La reforma no puede pasar por alto la responsabilidad de la Corte Suprema

Decir que asistimos a un debate sobre la reforma constitucional del sistema de justicia es un exceso verbal. No hay tal debate ni tampoco se discuten los problemas centrales de la justicia en el país.

La reforma constitucional exige legitimidad en quienes tienen la responsabilidad de llevarla adelante, pero eso es algo que se extraña en el actual parlamento. Su capacidad para representar los intereses ciudadanos se perdió velozmente, luego de su elección. Entonces, cómo aceptar que sus decisiones sobre esta materia fundamental, sean correctas. Con interlocutores ajenos al problema, pero tampoco interesados en acercarse a él, hasta se podría decir que estamos frente a un falso debate.

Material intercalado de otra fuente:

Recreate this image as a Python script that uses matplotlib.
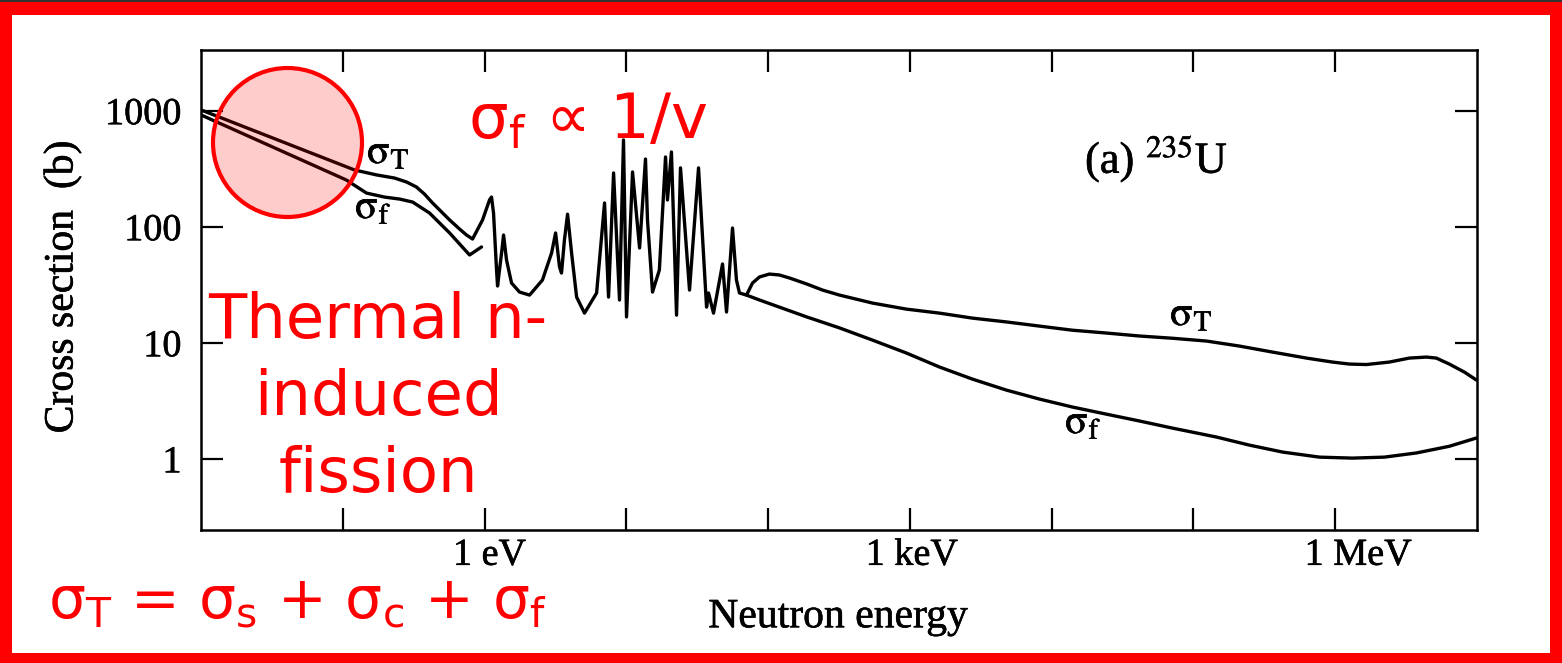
import matplotlib
matplotlib.use("Agg")
import matplotlib.pyplot as plt
import matplotlib.patheffects as pe
from matplotlib.patches import Circle, Rectangle
from matplotlib.ticker import NullLocator
from matplotlib.transforms import ScaledTranslation

W, H, DPI = 1562, 663, 100

# 235U total cross section (barns) against neutron energy (eV)
sigma_t_energy = [
    0.01, 0.121, 0.173, 0.232, 0.282, 0.331, 0.377, 0.43, 0.567, 0.666,
    0.746, 0.823,
    0.968, 1.084, 1.12, 1.157, 1.215, 1.235, 1.318, 1.362, 1.429, 1.55,
    1.765, 2.077, 2.56, 2.97, 3.17, 3.38, 3.49, 3.66, 3.85, 4.11, 4.46,
    5.07, 6.17, 7.02, 7.49, 8.13, 8.95, 9.55, 10.03, 11.06, 12.4, 13.65,
    14.1, 15.3, 17.1, 18.9, 19.5, 20.8, 22.6, 24.1, 27.9, 32.3, 36.8,
    38.0, 41.2, 47.7, 50.9, 56.1, 59.8, 62.8, 70.4,
    77.6, 86.9, 102, 120, 142, 187, 242, 319, 545, 946, 1620, 2760,
    4800, 8200, 14000, 24300, 41600, 71100, 124000, 211000, 361000,
    627000, 955000, 1.26e6, 1.66e6, 2.41e6, 3.33e6, 4.40e6, 5.17e6,
    6.38e6, 8.15e6, 9.91e6,
]
sigma_t = [
    1020, 310, 281, 264, 244, 221, 192, 161, 115, 96.1,
    85.3, 78.8,
    115, 171, 181, 132, 42.6, 31.0, 59.7, 85.3, 51.9, 32.9,
    27.5, 25.9, 34.9, 59.7, 88.8, 45.2, 40.1, 77.3, 129, 59.7, 24.9,
    18.1, 27.0, 161, 24.9, 292, 23.5, 562, 16.8, 298, 65.9, 385,
    115, 27.5, 42.6, 401, 171, 443, 17.4, 323, 28.6, 323, 20.4,
    27.0, 18.1, 48.0, 18.5, 98.0, 34.9, 27.0, 25.9,
    32.9, 37.1, 39.3, 38.6, 36.3, 32.3, 28.6, 25.9, 22.1, 19.6, 18.1, 16.4,
    15.2, 14.0, 12.9, 12.2, 11.5, 11.0, 10.4, 9.42, 8.36,
    7.42, 6.86, 6.59, 6.53, 6.86, 7.42, 7.57, 7.42,
    6.59, 5.62, 4.80,
]

# 235U fission cross section: thermal branch and smooth part above the resonances
sigma_f_low_energy = [0.01, 0.106, 0.147, 0.197, 0.252, 0.311, 0.409, 0.567,
                      0.784, 0.952]
sigma_f_low = [924, 254, 196, 181, 174, 164, 132, 88.8, 57.4, 67.3]
sigma_f_high_energy = [70.4, 86.9, 120, 187, 319, 545, 946, 1620, 2760, 4800,
                       8200, 14000, 24300, 41600, 71100, 145000, 248000,
                       425000, 774000, 1.32e6, 2.22e6, 3.74e6, 6.38e6, 9.91e6]
sigma_f_high = [25.9, 23.5, 20.4, 16.8, 13.5, 10.6, 8.20, 6.21, 4.89, 3.93,
                3.29, 2.81, 2.44, 2.13, 1.85, 1.55, 1.32,
                1.15, 1.04, 1.02, 1.04, 1.13, 1.29, 1.52]

x_tick_values = [0.1, 1, 10, 100, 1e3, 1e4, 1e5, 1e6]
x_tick_labels = ['', '1 eV', '', '', '1 keV', '', '', '1 MeV']
y_tick_values = [1, 10, 100, 1000]
y_tick_labels = ['1', '10', '100', '1000']

plt.rcParams['font.family'] = ['Liberation Serif', 'DejaVu Serif']
RED = '#ff0000'
SANS = ['DejaVu Sans']
INK = [pe.withStroke(linewidth=0.4, foreground='black')]

fig = plt.figure(figsize=(W / DPI, H / DPI), dpi=DPI)
fig.patch.set_facecolor('white')


def fxy(x, y):
    """Pixel position (from top-left) to figure fraction."""
    return x / W, 1 - y / H


ax = fig.add_axes([201 / W, 1 - 530 / H, (1477 - 201) / W, (530 - 50) / H])
ax.set_xscale('log')
ax.set_yscale('log')
ax.set_xlim(1e-2, 1e7)
ax.set_ylim(0.245, 3350)

line_kw = dict(color='black', lw=2.4, solid_joinstyle='round',
               solid_capstyle='round', zorder=3)
ax.plot(sigma_t_energy, sigma_t, **line_kw)
ax.plot(sigma_f_low_energy, sigma_f_low, **line_kw)
ax.plot(sigma_f_high_energy, sigma_f_high, **line_kw)

ax.set_xticks(x_tick_values, x_tick_labels)
ax.set_yticks(y_tick_values, y_tick_labels)
ax.xaxis.set_minor_locator(NullLocator())
ax.yaxis.set_minor_locator(NullLocator())
ax.tick_params(axis='both', which='major', direction='in', length=16,
               width=1.6, top=True, right=True, labelsize=27.5)
ax.tick_params(axis='x', pad=6)
ax.tick_params(axis='y', pad=14)
for sp in ax.spines.values():
    sp.set_linewidth(1.8)

# the energy labels sit a little right of their ticks
for tick, dx in zip(ax.xaxis.get_major_ticks(), [0, 5, 0, 0, 2, 0, 0, 23]):
    lbl = tick.label1
    lbl.set_transform(lbl.get_transform()
                      + ScaledTranslation(dx / DPI, 0, fig.dpi_scale_trans))
for lbl in ax.get_xticklabels() + ax.get_yticklabels():
    lbl.set_path_effects(INK)

ax.set_ylabel('Cross section  (b)', fontsize=30, va='center', path_effects=INK)
ax.yaxis.set_label_coords((62 - 201) / 1276, (530 - 287) / 480)
ax.set_xlabel('Neutron energy', fontsize=30, va='center', path_effects=INK)
ax.xaxis.set_label_coords((838 - 201) / 1276, (530 - 617) / 480)

# curve labels
lab_kw = dict(fontsize=30, math_fontfamily='stix', ha='left', va='baseline',
              path_effects=INK)
fig.text(*fxy(367, 163), r'$\mathrm{\sigma_T}$', **lab_kw)
fig.text(*fxy(355, 218), r'$\mathrm{\sigma_f}$', **lab_kw)
fig.text(*fxy(1170, 325), r'$\mathrm{\sigma_T}$', **lab_kw)
fig.text(*fxy(1065, 433), r'$\mathrm{\sigma_f}$', **lab_kw)
fig.text(*fxy(1085, 173), r'(a) $^{235}$U', fontsize=32,
         math_fontfamily='stix', ha='left', va='baseline', path_effects=INK)

# highlight of the thermal region
fig.add_artist(Circle((287.5 / DPI, (H - 142.5) / DPI), 74.5 / DPI,
                      transform=fig.dpi_scale_trans, facecolor=(1, 0, 0, 0.2),
                      edgecolor=RED, lw=3, zorder=5))

red_kw = dict(color=RED, family=SANS, math_fontfamily='dejavusans',
              va='baseline', zorder=6)
fig.text(*fxy(468, 138), r'$\mathrm{\sigma_f}$ ∝ 1/v', ha='left',
         fontsize=45, **red_kw)
for txt, yb in [('Thermal n-', 338), ('induced', 415), ('fission', 492)]:
    fig.text(*fxy(378, yb), txt, ha='center', fontsize=45, **red_kw)
fig.text(*fxy(48, 618),
         r'$\mathrm{\sigma_T}$ = $\mathrm{\sigma_s}$ + $\mathrm{\sigma_c}$ + $\mathrm{\sigma_f}$',
         ha='left', fontsize=42, **red_kw)

# slide frame
frame = [
    ((0, 1 - 2 / H), 1, 2 / H, '#333333'),
    ((0, 1 - 15 / H), 1, 13 / H, RED),
    ((0, 0), 12 / W, 1 - 2 / H, RED),
    ((1550 / W, 0), 12 / W, 1 - 2 / H, RED),
    ((0, 0), 1, 10 / H, RED),
]
for xy, w, h, c in frame:
    fig.add_artist(Rectangle(xy, w, h, transform=fig.transFigure,
                             facecolor=c, edgecolor='none', zorder=10))

fig.savefig('out.png', dpi=DPI, facecolor='white')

Y los problemas de la justicia no se reducen al Consejo Nacional de la Magistratura ni lejanamente. Este es un síntoma o, en el mejor de los casos, una de las aristas del problema de fondo, que nunca sobra reiterar, está en la cultura de los jueces y fiscales. La corrupción que no nació ayer ni en la década de los noventa se entremezcla con el formalismo que viene desde los orígenes de la república. A esto se agrega la incompetencia producto del formalismo, como tal, y la pésima formación jurídica y humanística. El resultado se parece algo a lo ocurrido con la fiscal (aquella para quien las técnicas de reproducción asistida son pecado) y la jueza que tuvieron en sus manos el caso de la pareja chilena injustamente encarcelada.

La reforma no puede pasar por alto la responsabilidad de la Corte Suprema. Su ausencia de compromiso para corregir los errores que se pudieron corregir, comenzando con los de su propio despacho. Una Corte donde pueden llegar hasta multas de tránsito, con una carga procesal que la sobrepasa y que, por ello, ha creado salas que llevan como nombre “transitorias”, pero que en la realidad son permanentes. Esta responsabilidad está asociada a un factor cultural, donde el formalismo sirve para recubrir la sobrevivencia de los propios magistrados, por encima de todo. Cómo es posible que una reforma judicial no se pregunte, explore y ofrezca soluciones a este gran problema.

Esta “reforma” pretende corregir los problemas en la composición del Consejo de la Magistratura en forma acrítica, sin preguntarse por su relación con la Corte Suprema, para repensar el sentido que tiene la existencia de la Sala Plena, como órgano de gobierno, o para discutir la dimensión y, por lo tanto, el papel y las competencias de la Corte misma, y orientarla funcionalmente a la producción de política jurisdiccional.

El desconocimiento y la frivolidad frente al significado de la reforma aparecen hasta en lo básico de la propuesta del Poder Ejecutivo: el Contralor General de la República como miembro de la comisión para elegir a los miembros del Consejo de la Magistratura es una completa arbitrariedad, no responde a las funciones del Contralor ni al papel esencial que deben cumplir los miembros del Consejo. El Consejo de la Magistratura es un logro del constitucionalismo de la postguerra y no una simple oficina con funcionarios a los que se les puede nombrar o quitar como si fuesen burócratas.

El constitucionalismo de los medios, frente a este escenario, parece mirar de costado nuevamente. Entonces, ahora se trata de ver cómo hacemos para que las piezas encajen en una propuesta que sirva para salvar la coyuntura. No importa que la Constitución sea una apuesta de futuro y que en algunos años o meses volvamos a encontrarnos con el mismo problema. Parece que se tratara de un constitucionalismo oficial de baja intensidad, que ve la Constitución como un papel y razona sobre ella a través de una combinación de variables no lejanas de la exégesis del siglo XIX, dosis generosas de conservadurismo y mucho de arbitraria intuición.

Hace algunas semanas estábamos frente a una disyuntiva crucial que exigía, en una de sus vías, abrir el camino de la constituyente, y quizás, las novatas propuestas del Ejecutivo han servido como distractor para diluir esa posibilidad. Sin movimiento social ni político que sea capaz de leer la realidad para enfrentar los desafíos que esta reclama, el país está como suspendido en el tiempo gracias a esa atmósfera. Para eso ha servido este “debate”.